A. The Adoula government is in political difficulties. Its fall might spell failure of U.S. policy in the Congo. Should it survive, both it and the U.S. must be content with only partial successes unless U.S. policy is changed to permit overt unilateral assistance in key areas. Lacking such a change, the GOC must continue to depend upon the compromise-prone and inefficient UNOC which is subject to influences not always favorable to the U.S. and which no longer has the full confidence of the GOC.

B. The GOC recognizes its need for outside aid in solving its problems. Lacking such aid in the form of a strong, unilateral ally, and lacking solid and effective programs on which to base actions, they believe their regime may well fall and be replaced by the sort of extremist-nationalist regime which has appeared elsewhere in Africa. This would destroy the strategic advantage the U.S. enjoys in the Congo today. The moderate leaders around Adoula do not understand, therefore, why the U.S. withholds unilateral assistance.

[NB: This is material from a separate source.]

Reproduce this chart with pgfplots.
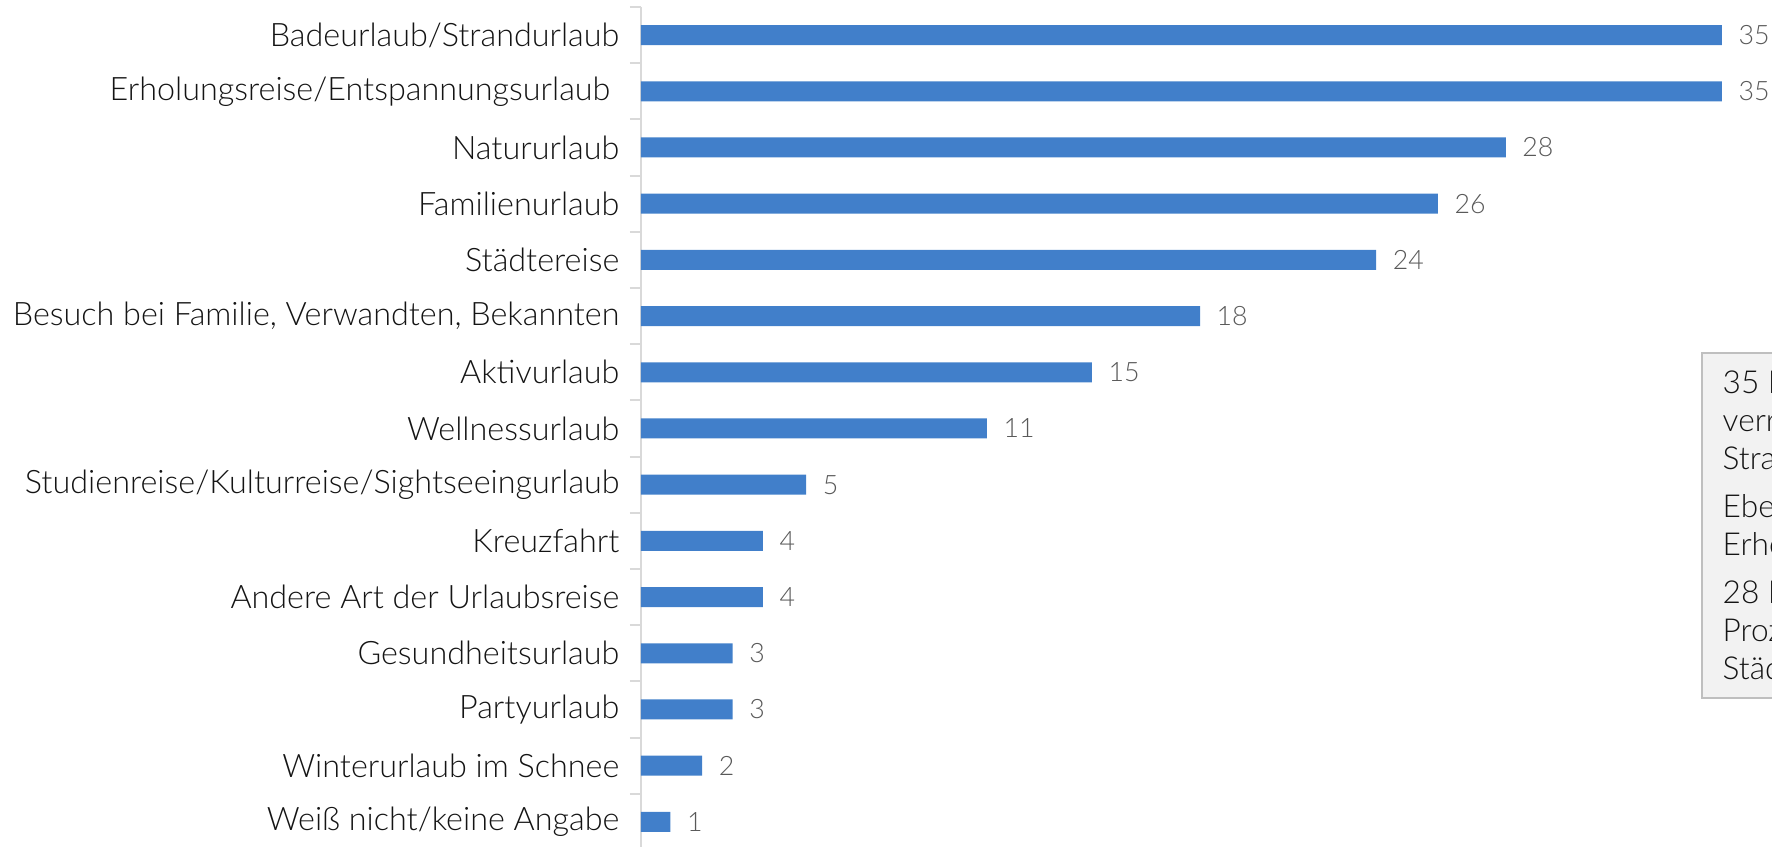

C. Should the Congo fall into the hands of extremists, which is likely unless the moderates provide effective solutions, neighboring areas such as Angola, Congo (Brazzaville), the Central African Republic, Sudan, Uganda, Kenya, Tanganyika, Rwanda, Burundi, and the Rhodesias would become vulnerable to Bloc penetration through subversive penetration from the Congo. Also, political leaders in these countries, observing the failure of the West to support friendly governments, might be expected to seek accommodation with the Bloc and with internal extremist elements.

Lawrence Devlin
Chief of Station
Leopoldville
  1. Source: Central Intelligence Agency Files, Job 78–02888R, DDO/ISS Files, Box 1, Folder 6. Secret. The memorandum was sent though Chief of the Africa Division Bronson Tweedy. It was transmitted under cover of an August 10 memorandum from Tweedy to Bissell stating that the attached memorandum was a condensed version of a paper prepared by the Chief of Station during his recent stay at Headquarters and was responsive to Bissell’s request that his comments on this subject be submitted in writing. Tweedy noted that since the Chief of Station, like any Station Chief in the field, was not always able to remain fully aware of the planning of other U.S. agencies, the AF Division had inserted a number of comments intended to clarify or update certain of his statements.
  2. See Foreign Relations, 1961–1963, volume XX, Congo Crisis, Document 264.
  3. For text of the July 28 communiqué issued by the Congolese Government outlining the principles for a federal constitution, see American Foreign Policy: Current Documents, 1962, pp. 877–878.